# THE EXERCISE
Answer with one number only: the number of lines that contain "this".

Rows from a dataset:
====

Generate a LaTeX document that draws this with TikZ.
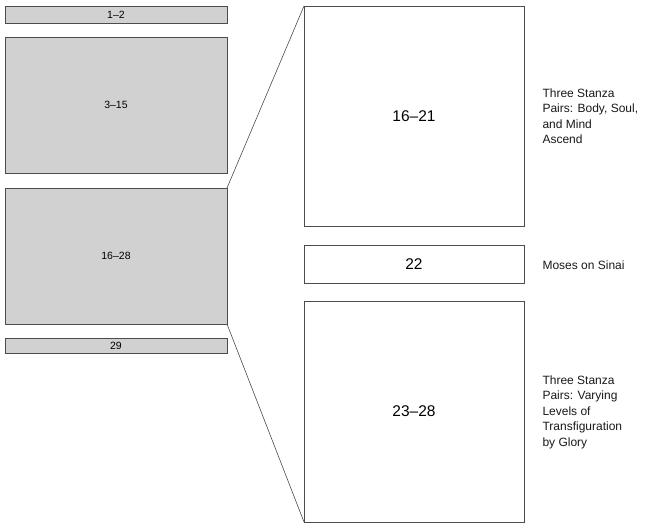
\documentclass[tikz,border=0pt]{standalone}
\usepackage{fontspec}
\setmainfont{Liberation Sans}
\begin{document}
\begin{tikzpicture}[x=1pt,y=-1pt,
  gbox/.style={draw=black!70,fill=black!18,line width=0.6pt},
  wbox/.style={draw=black!70,fill=white,line width=0.6pt},
  conn/.style={draw=black!70,line width=0.6pt},
  sm/.style={font=\fontsize{10.5}{12}\selectfont},
  bg/.style={font=\fontsize{15.5}{18}\selectfont},
  lbl/.style={anchor=west,align=left,font=\fontsize{12}{15.5}\selectfont,text=black!90}]
\useasboundingbox (0,0) rectangle (657,530);
\draw[gbox] (5,6) rectangle (227,23) node[midway,sm] (a) {1–2};
\draw[gbox] (5,37) rectangle (227,173) node[midway,sm] (b) {3–15};
\draw[gbox] (5,188) rectangle (227,324) node[midway,sm] (c) {16–28};
\draw[gbox] (5,338) rectangle (227,353) node[midway,sm] (d) {29};
\draw[wbox] (304,6) rectangle (524,226) node[midway,bg] (e) {16–21};
\draw[wbox] (304,245) rectangle (524,283) node[midway,bg] (f) {22};
\draw[wbox] (304,301) rectangle (524,522) node[midway,bg] (g) {23–28};
\coordinate (c1) at (227,188); \coordinate (c2) at (227,324);
\coordinate (e1) at (304,6); \coordinate (g1) at (304,522);
\draw[conn] (c1) -- (e1);
\draw[conn] (c2) -- (g1);
\node[lbl] (l1) at (539,116) {Three Stanza\\Pairs: Body, Soul,\\and Mind\\Ascend};
\node[lbl] (l2) at (539,265) {Moses on Sinai};
\node[lbl] (l3) at (539,412) {Three Stanza\\Pairs: Varying\\Levels of\\Transfiguration\\by Glory};
\end{tikzpicture}
\end{document}
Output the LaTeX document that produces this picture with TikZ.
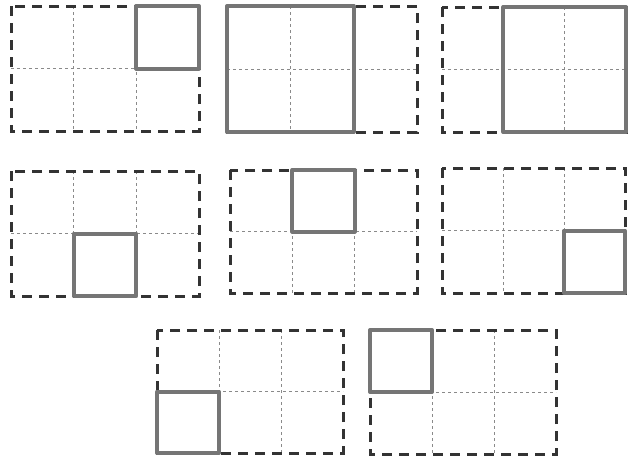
\documentclass[tikz,border=0pt]{standalone}
\usetikzlibrary{calc}
\definecolor{outc}{HTML}{333333}
\definecolor{inc}{HTML}{8A8A8A}
\definecolor{hlc}{HTML}{757575}
\tikzset{
  outerline/.style={draw=outc, line width=3pt, dash pattern=on 10pt off 7pt},
  innerline/.style={draw=inc, line width=0.9pt, dash pattern=on 3pt off 3pt},
  hl/.style={draw=hlc, line width=4pt, line join=round, line cap=round}
}
\newcommand\drawpanel[8]{%
  \pgfmathsetmacro\pnlw{(#3-#1)/3}%
  \pgfmathsetmacro\pnlh{(#4-#2)/2}%
  \draw[innerline] ({#1+\pnlw},#2) -- ({#1+\pnlw},#4);
  \draw[innerline] ({#1+2*\pnlw},#2) -- ({#1+2*\pnlw},#4);
  \draw[innerline] (#1,{#2+\pnlh}) -- (#3,{#2+\pnlh});
  \draw[outerline] (#1,#2) rectangle (#3,#4);
  \draw[hl] ({#1+#5*\pnlw},{#2+#6*\pnlh}) rectangle ({#1+#7*\pnlw},{#2+#8*\pnlh});
}
\begin{document}
\begin{tikzpicture}[x=1pt,y=-1pt]
\useasboundingbox[fill=white] (0,0) rectangle (628,461);
\drawpanel{11}{6}{199}{131}{2}{0}{3}{1}
\drawpanel{227}{6}{417}{132}{0}{0}{2}{2}
\drawpanel{442}{7}{626}{132}{1}{0}{3}{2}
\drawpanel{11}{171}{199}{296}{1}{1}{2}{2}
\drawpanel{230}{170}{417}{293}{1}{0}{2}{1}
\drawpanel{442}{168}{625}{293}{2}{1}{3}{2}
\drawpanel{157}{330}{343}{453}{0}{1}{1}{2}
\drawpanel{370}{330}{556}{454}{0}{0}{1}{1}
\end{tikzpicture}
\end{document}
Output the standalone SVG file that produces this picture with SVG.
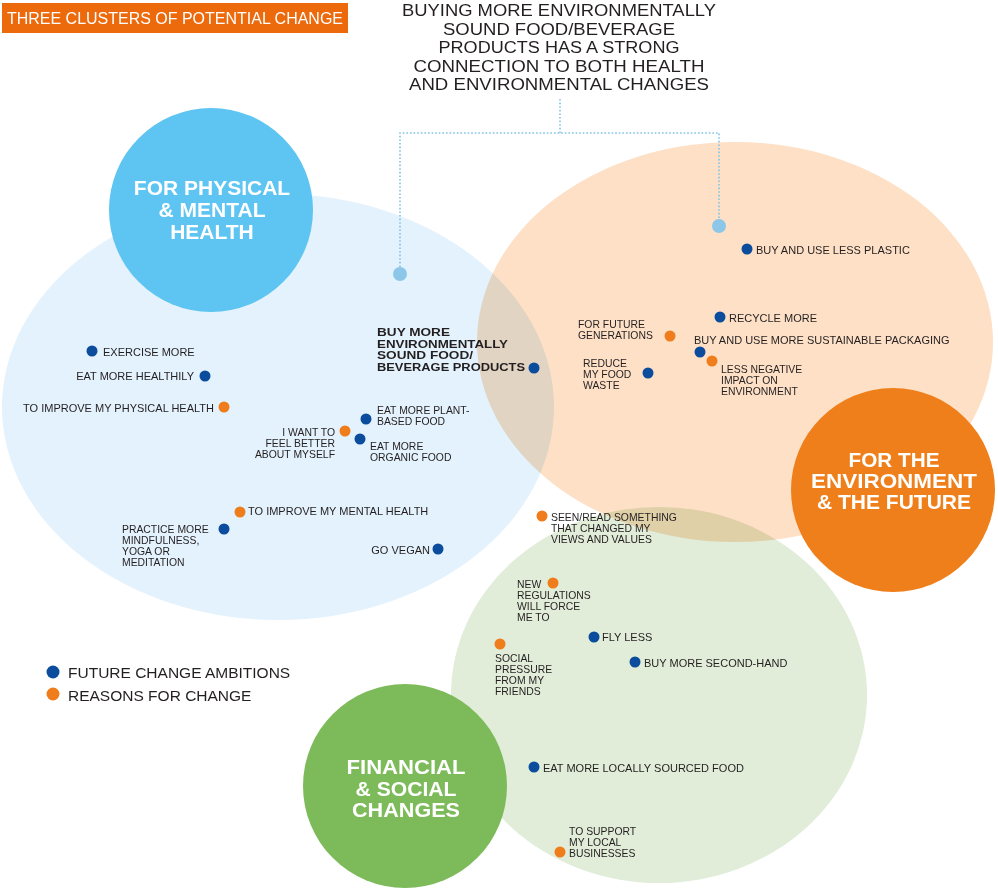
<svg xmlns="http://www.w3.org/2000/svg" width="998" height="891" viewBox="0 0 998 891">
<style>
.bg{fill:#fff}
.soft{mix-blend-mode:multiply}
.lb{fill:#e3f2fc}.lo{fill:#fde0c6}.lg{fill:#e1edd9}
.cb{fill:#5ec4f1}.co{fill:#ef7f1a}.cg{fill:#7dbb5a}
.db{fill:#0b4d9c}.do{fill:#ef7d1b}
.pin{fill:#8cc6e8}
.t{font-family:"Liberation Sans",Arial,sans-serif;font-size:11px;fill:#231f20}
.m{font-size:10.4px}
.tb{font-family:"Liberation Sans",Arial,sans-serif;font-size:11.2px;font-weight:bold;fill:#231f20}
.big{font-family:"Liberation Sans",Arial,sans-serif;font-weight:bold;fill:#fff;text-anchor:middle}
.leg{font-family:"Liberation Sans",Arial,sans-serif;font-size:15.5px;fill:#231f20}
.hd{font-family:"Liberation Sans",Arial,sans-serif;font-size:17.4px;fill:#231f20;text-anchor:middle}
.e{text-anchor:end}
.dot{fill:none;stroke:#7fc3e6;stroke-width:1.6;stroke-dasharray:1.6 2}
</style>
<rect class="bg" x="0" y="0" width="998" height="891"/>

<g id="title">
<rect x="2" y="3" width="346" height="30" fill="#ec690c"/>
<text x="175" y="24" font-family="'Liberation Sans',Arial,sans-serif" font-size="16" fill="#fff" text-anchor="middle" textLength="336" lengthAdjust="spacingAndGlyphs">THREE CLUSTERS OF POTENTIAL CHANGE</text>
</g>

<g id="note">
<text class="hd"><tspan x="559" y="16" textLength="314" lengthAdjust="spacingAndGlyphs">BUYING MORE ENVIRONMENTALLY</tspan><tspan x="559" y="34.5" textLength="232" lengthAdjust="spacingAndGlyphs">SOUND FOOD/BEVERAGE</tspan><tspan x="559" y="53" textLength="241" lengthAdjust="spacingAndGlyphs">PRODUCTS HAS A STRONG</tspan><tspan x="559" y="71.5" textLength="291" lengthAdjust="spacingAndGlyphs">CONNECTION TO BOTH HEALTH</tspan><tspan x="559" y="90" textLength="300" lengthAdjust="spacingAndGlyphs">AND ENVIRONMENTAL CHANGES</tspan></text>
</g>

<g id="cluster-health">
<ellipse class="lb soft" cx="278" cy="407" rx="276" ry="213"/>
</g>
<g id="cluster-environment">
<ellipse class="lo soft" cx="735" cy="342" rx="258" ry="200"/>
</g>
<g id="cluster-financial">
<ellipse class="lg soft" cx="659" cy="695" rx="208" ry="188"/>
</g>

<g id="health-circle">
<circle class="cb" cx="211" cy="210" r="102"/>
<text class="big" font-size="21"><tspan x="212" y="195">FOR PHYSICAL</tspan><tspan x="212" y="217">&amp; MENTAL</tspan><tspan x="212" y="239">HEALTH</tspan></text>
</g>
<g id="environment-circle">
<circle class="co" cx="893" cy="490" r="102"/>
<text class="big" font-size="20.3"><tspan x="894" y="466.5" textLength="91" lengthAdjust="spacingAndGlyphs">FOR THE</tspan><tspan x="894" y="487.5" textLength="166" lengthAdjust="spacingAndGlyphs">ENVIRONMENT</tspan><tspan x="894" y="508.5" textLength="154" lengthAdjust="spacingAndGlyphs">&amp; THE FUTURE</tspan></text>
</g>
<g id="financial-circle">
<circle class="cg" cx="405" cy="786" r="102"/>
<text class="big" font-size="20.3"><tspan x="406" y="774" textLength="119" lengthAdjust="spacingAndGlyphs">FINANCIAL</tspan><tspan x="406" y="795.5" textLength="101" lengthAdjust="spacingAndGlyphs">&amp; SOCIAL</tspan><tspan x="406" y="817" textLength="108" lengthAdjust="spacingAndGlyphs">CHANGES</tspan></text>
</g>

<g id="connectors">
<polyline class="dot" points="560,99 560,133"/>
<polyline class="dot" points="400,267 400,133 719,133 719,219"/>
<circle class="pin" cx="400" cy="274" r="7"/>
<circle class="pin" cx="719" cy="226" r="7"/>
</g>

<g id="exercise-more"><circle class="db" cx="92" cy="351" r="5.5"/><text class="t" x="103" y="356">EXERCISE MORE</text></g>
<g id="eat-healthily"><circle class="db" cx="205" cy="376" r="5.5"/><text class="t e" x="194" y="380">EAT MORE HEALTHILY</text></g>
<g id="physical-health"><circle class="do" cx="224" cy="407" r="5.5"/><text class="t e" x="214" y="412">TO IMPROVE MY PHYSICAL HEALTH</text></g>
<g id="buy-sound"><circle class="db" cx="534" cy="368" r="5.5"/><text class="tb"><tspan x="377" y="336" textLength="73" lengthAdjust="spacingAndGlyphs">BUY MORE</tspan><tspan x="377" y="347.7" textLength="131" lengthAdjust="spacingAndGlyphs">ENVIRONMENTALLY</tspan><tspan x="377" y="359.4" textLength="96" lengthAdjust="spacingAndGlyphs">SOUND FOOD/</tspan><tspan x="377" y="371" textLength="148" lengthAdjust="spacingAndGlyphs">BEVERAGE PRODUCTS</tspan></text></g>
<g id="plant-based"><circle class="db" cx="366" cy="419" r="5.5"/><text class="t m"><tspan x="377" y="414">EAT MORE PLANT-</tspan><tspan x="377" y="425">BASED FOOD</tspan></text></g>
<g id="feel-better"><circle class="do" cx="345" cy="431" r="5.5"/><text class="t m e"><tspan x="335" y="436">I WANT TO</tspan><tspan x="335" y="447">FEEL BETTER</tspan><tspan x="335" y="458">ABOUT MYSELF</tspan></text></g>
<g id="organic"><circle class="db" cx="360" cy="439" r="5.5"/><text class="t m"><tspan x="370" y="450">EAT MORE</tspan><tspan x="370" y="461">ORGANIC FOOD</tspan></text></g>
<g id="mental-health"><circle class="do" cx="240" cy="512" r="5.5"/><text class="t" x="248" y="515">TO IMPROVE MY MENTAL HEALTH</text></g>
<g id="mindfulness"><circle class="db" cx="224" cy="529" r="5.5"/><text class="t m"><tspan x="122" y="533">PRACTICE MORE</tspan><tspan x="122" y="544">MINDFULNESS,</tspan><tspan x="122" y="555">YOGA OR</tspan><tspan x="122" y="566">MEDITATION</tspan></text></g>
<g id="go-vegan"><circle class="db" cx="438" cy="549" r="5.5"/><text class="t e" x="430" y="554">GO VEGAN</text></g>

<g id="less-plastic"><circle class="db" cx="747" cy="249" r="5.5"/><text class="t" x="756" y="254">BUY AND USE LESS PLASTIC</text></g>
<g id="recycle"><circle class="db" cx="720" cy="317" r="5.5"/><text class="t" x="729" y="322">RECYCLE MORE</text></g>
<g id="future-generations"><circle class="do" cx="670" cy="336" r="5.5"/><text class="t m"><tspan x="578" y="328">FOR FUTURE</tspan><tspan x="578" y="339">GENERATIONS</tspan></text></g>
<g id="sustainable-packaging"><circle class="db" cx="700" cy="352" r="5.5"/><text class="t" x="694" y="344">BUY AND USE MORE SUSTAINABLE PACKAGING</text></g>
<g id="less-negative"><circle class="do" cx="712" cy="361" r="5.5"/><text class="t m"><tspan x="721" y="373">LESS NEGATIVE</tspan><tspan x="721" y="384">IMPACT ON</tspan><tspan x="721" y="395">ENVIRONMENT</tspan></text></g>
<g id="food-waste"><circle class="db" cx="648" cy="373" r="5.5"/><text class="t m"><tspan x="583" y="367">REDUCE</tspan><tspan x="583" y="378">MY FOOD</tspan><tspan x="583" y="389">WASTE</tspan></text></g>

<g id="seen-read"><circle class="do" cx="542" cy="516" r="5.5"/><text class="t m"><tspan x="551" y="521">SEEN/READ SOMETHING</tspan><tspan x="551" y="532">THAT CHANGED MY</tspan><tspan x="551" y="543">VIEWS AND VALUES</tspan></text></g>
<g id="regulations"><circle class="do" cx="553" cy="583" r="5.5"/><text class="t m"><tspan x="517" y="588">NEW</tspan><tspan x="517" y="599">REGULATIONS</tspan><tspan x="517" y="610">WILL FORCE</tspan><tspan x="517" y="621">ME TO</tspan></text></g>
<g id="fly-less"><circle class="db" cx="594" cy="637" r="5.5"/><text class="t" x="602" y="641">FLY LESS</text></g>
<g id="social-pressure"><circle class="do" cx="500" cy="644" r="5.5"/><text class="t m"><tspan x="495" y="662">SOCIAL</tspan><tspan x="495" y="673">PRESSURE</tspan><tspan x="495" y="684">FROM MY</tspan><tspan x="495" y="695">FRIENDS</tspan></text></g>
<g id="second-hand"><circle class="db" cx="635" cy="662" r="5.5"/><text class="t" x="644" y="667">BUY MORE SECOND-HAND</text></g>
<g id="local-food"><circle class="db" cx="534" cy="767" r="5.5"/><text class="t" x="543" y="772">EAT MORE LOCALLY SOURCED FOOD</text></g>
<g id="local-business"><circle class="do" cx="560" cy="852" r="5.5"/><text class="t m"><tspan x="569" y="835">TO SUPPORT</tspan><tspan x="569" y="846">MY LOCAL</tspan><tspan x="569" y="857">BUSINESSES</tspan></text></g>

<g id="legend">
<circle class="db" cx="53" cy="672" r="6.5"/><text class="leg" x="68" y="678">FUTURE CHANGE AMBITIONS</text>
<circle class="do" cx="53" cy="694" r="6.5"/><text class="leg" x="68" y="701">REASONS FOR CHANGE</text>
</g>
</svg>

====

# REPLY TO THE EXERCISE
3